Sir Francis Bacon’s famous phrase “Knowledge is power” provides a good message for shippers, and a secret for success. But there is a proviso: the knowledge acquired by the shipper must be effectively used.

When you as a shipper hire a logistics service provider to perform motor carrier or other transportation services, you do so under a contract of carriage. At minimum, you expect that a) the carrier and its employees and/or independent contractors will lawfully and responsibly perform the transportation service in accordance with the contract; b) the cargo will be safely transported to its proper destination on time; and c) you will be compensated accordingly when the cargo is lost or damaged. Similar expectations apply to warehouse contracts.

Unfortunately, these expectations are often unmet. Carriers frequently fail to properly perform the transportation services under the contract. Cargo is lost or damaged, or delivered late, resulting in damages to a shipper’s bottom line and public image. These damages in turn force shippers to address the liability of carriers and warehouse providers for cargo loss, damage and delay claims. Disputes arise, tempers flare and lawsuits are launched.

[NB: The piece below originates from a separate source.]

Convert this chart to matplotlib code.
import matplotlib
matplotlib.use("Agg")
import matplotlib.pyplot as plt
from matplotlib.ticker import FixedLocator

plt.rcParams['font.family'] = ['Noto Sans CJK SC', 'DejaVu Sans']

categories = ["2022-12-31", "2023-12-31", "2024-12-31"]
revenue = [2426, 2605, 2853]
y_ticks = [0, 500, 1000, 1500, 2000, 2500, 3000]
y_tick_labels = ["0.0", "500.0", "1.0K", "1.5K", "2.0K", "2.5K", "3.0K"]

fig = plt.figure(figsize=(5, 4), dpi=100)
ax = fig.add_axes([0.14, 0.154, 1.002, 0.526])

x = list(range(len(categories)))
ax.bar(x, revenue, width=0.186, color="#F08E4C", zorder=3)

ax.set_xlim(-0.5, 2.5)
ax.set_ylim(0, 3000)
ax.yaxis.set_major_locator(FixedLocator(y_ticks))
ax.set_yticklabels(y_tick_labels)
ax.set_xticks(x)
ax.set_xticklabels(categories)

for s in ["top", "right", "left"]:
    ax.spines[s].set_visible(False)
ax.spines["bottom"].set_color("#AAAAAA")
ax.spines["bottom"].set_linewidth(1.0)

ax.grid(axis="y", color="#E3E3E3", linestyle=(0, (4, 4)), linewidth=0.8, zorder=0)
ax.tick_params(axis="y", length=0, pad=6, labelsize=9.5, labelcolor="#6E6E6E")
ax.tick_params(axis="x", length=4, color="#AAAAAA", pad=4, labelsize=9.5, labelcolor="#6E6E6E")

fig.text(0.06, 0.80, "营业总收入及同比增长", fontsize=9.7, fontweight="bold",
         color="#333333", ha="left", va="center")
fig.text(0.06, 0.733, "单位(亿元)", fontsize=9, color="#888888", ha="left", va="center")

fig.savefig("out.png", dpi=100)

Shippers operate in a highly litigious and fast-paced business environment. Since your liability risks are complex and unpredictable, they are difficult to limit by contract or control with insurance coverage. Although courts have expanded the scope of liability for loss and damages in this area, they have also upheld carriers’ limitations of liability against shippers.

Proceed wisely
It is in this high-stakes arena that incorrect decisions can be devastating and even fatal to your continued business operations. Correct choices and a proper evaluation of current and emerging liability risks must be based on knowledge. This gives you greater power in attempting to reach your objectives.

So what knowledge do you need to prove a service provider has failed to deliver?

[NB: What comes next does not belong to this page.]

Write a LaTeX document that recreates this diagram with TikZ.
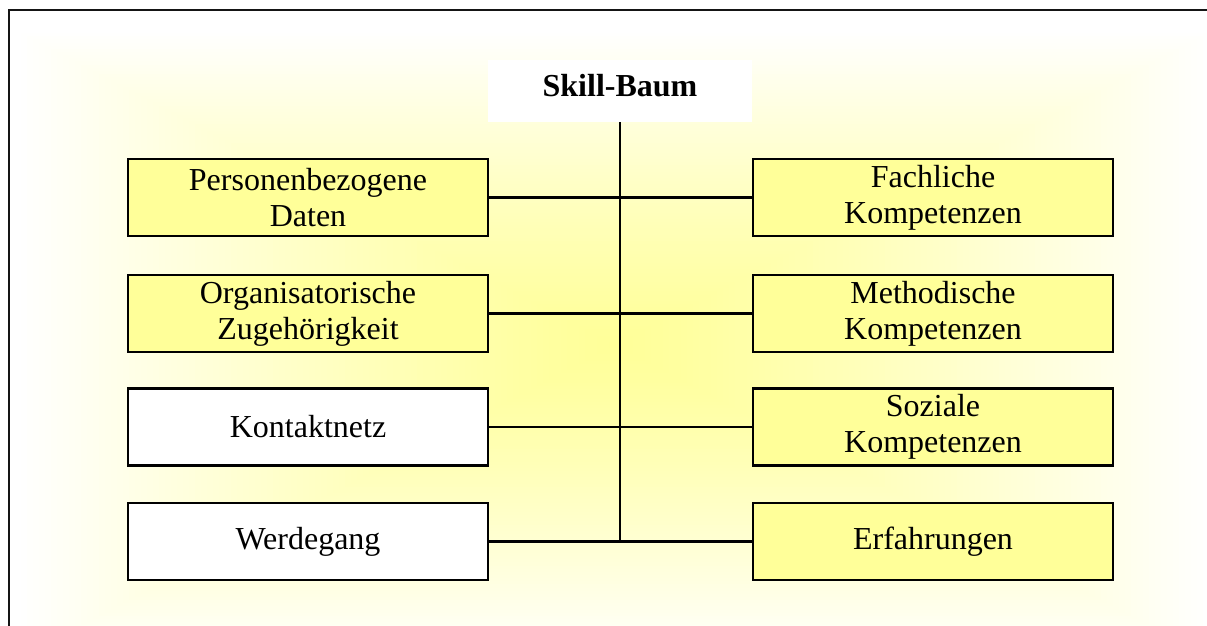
\documentclass[tikz,border=0pt]{standalone}
\usepackage{fontspec}
\setmainfont{Liberation Serif}
\definecolor{boxyellow}{HTML}{FFFF99}
\definecolor{glowyellow}{HTML}{FFFF99}
\definecolor{framegray}{HTML}{151515}
\begin{document}
\begin{tikzpicture}[x=1pt,y=-1pt,
  treebox/.style={draw=black, line width=2.2pt, minimum width=360pt,
    minimum height=77pt, inner sep=0pt, align=center,
    font=\fontsize{32}{36}\selectfont},
  yellowbox/.style={treebox, fill=boxyellow},
  whitebox/.style={treebox, fill=white},
  branch/.style={draw=black, line width=2.2pt}]
\useasboundingbox (0,0) rectangle (1207,626);
\fill[white] (0,0) rectangle (1207,626);

% soft rectangular glow behind the tree
\begin{scope}
  \clip (9,11) rectangle (1207,626);
  \foreach \i in {0,...,99}{
    \pgfmathsetmacro{\t}{1-\i/100}
    \pgfmathsetmacro{\p}{100*(1-\t^1.25)}
    \fill[glowyellow!\p!white] (615-600*\t,345-315*\t) rectangle (615+600*\t,345+315*\t);
  }
\end{scope}

% frame lines
\draw[framegray, line width=2pt] (8.5,626) -- (8.5,10.5) -- (1207,10.5);

% title
\node[fill=white, minimum width=264pt, minimum height=62pt, inner sep=0pt,
  text depth=12pt, font=\bfseries\fontsize{32}{36}\selectfont] (title) at (620,91) {Skill-Baum};

% left column
\node[yellowbox] (pers) at (308,197.5) {Personenbezogene\\Daten};
\node[yellowbox] (org)  at (308,313.5) {Organisatorische\\Zugehörigkeit};
\node[whitebox]  (kont) at (308,427)   {Kontaktnetz};
\node[whitebox]  (werd) at (308,541.5) {Werdegang};

% right column
\node[yellowbox] (fach) at (933,197.5) {Fachliche\\Kompetenzen};
\node[yellowbox] (meth) at (933,313.5) {Methodische\\Kompetenzen};
\node[yellowbox] (soz)  at (933,427)   {Soziale\\Kompetenzen};
\node[yellowbox] (erf)  at (933,541.5) {Erfahrungen};

% trunk and branches
\draw[branch] (title.south) -- (title.south |- werd.east);
\draw[branch] (pers.east) -- (fach.west);
\draw[branch] (org.east)  -- (meth.west);
\draw[branch] (kont.east) -- (soz.west);
\draw[branch] (werd.east) -- (erf.west);
\end{tikzpicture}
\end{document}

You must tell the story of what went wrong, based on facts. You must analyze the contract and every relevant document pertaining to it, as well as documentation pertaining to the subject transaction and the parties involved. You should then prepare a chronological sequence of events.

With this information, you will be in a much stronger position to properly evaluate liability risks and to strategically assess all the legal possibilities. At this point, you may wish to seek legal and financial advice to identify, particularize and quantify your damages. Your lawyer can then give you information on your potential courses of action, including your possible defence and the costs and benefits of pursuing a case.

Protect yourself
Taking matters to court is not likely your ideal scenario. Thankfully, there is much you can do to protect yourself against liability. Again, this comes down to knowledge.

First, know the law. Understand the applicable contractual and statutory provisions that may govern each party’s rights and obligations. Accept that duties may be owed to the provider under certain contract, tort, equity or statutory obligations.

Understand how services performed by carriers or 3PLs for shippers are to be properly provided. For example, the law may impose an obligation to use reasonable skill and care under the circumstances as a duty in tort law, or as a term implied in the contract of carriage.

A carrier’s duty of care is determined by the application of the law of torts, including negligence, and by various statutes and regulations. In addition, carriers may be liable for damages for nuisance, for the incorrect transport of dangerous/hazardous goods and for excessive freight charges.

A warehouse provider, as a bailee for hire, is expected to exercise such care, diligence and skill as are exercised in the ordinary and proper course of similar business. The warehouse provider may be liable to the shipper for injury to the cargo arising from its own negligence, based on the general rule that one who received property from another as bailee, agent or employee must restore or account for that property to the party that owns it.

Once you understand this, use what you know. You must evaluate where your contracts expose you to current and emerging risks.

From there, look at ways of limiting your risk exposure by renegotiating parts of your contracts. Try to shift the onus onto carriers or 3PLs to provide greater protection and to take due care. Preserve the option of receiving full value for cargo loss, damage or delay, while understanding the applicable limits on liability and/or damages. You can also seek indemnity clauses in contracts to hold yourself harmless from legal liability.

As a final step, it’s wise to purchase insurance that protects your interests and provides you with coverage for direct physical loss or damage to the cargo without the need to prove liability.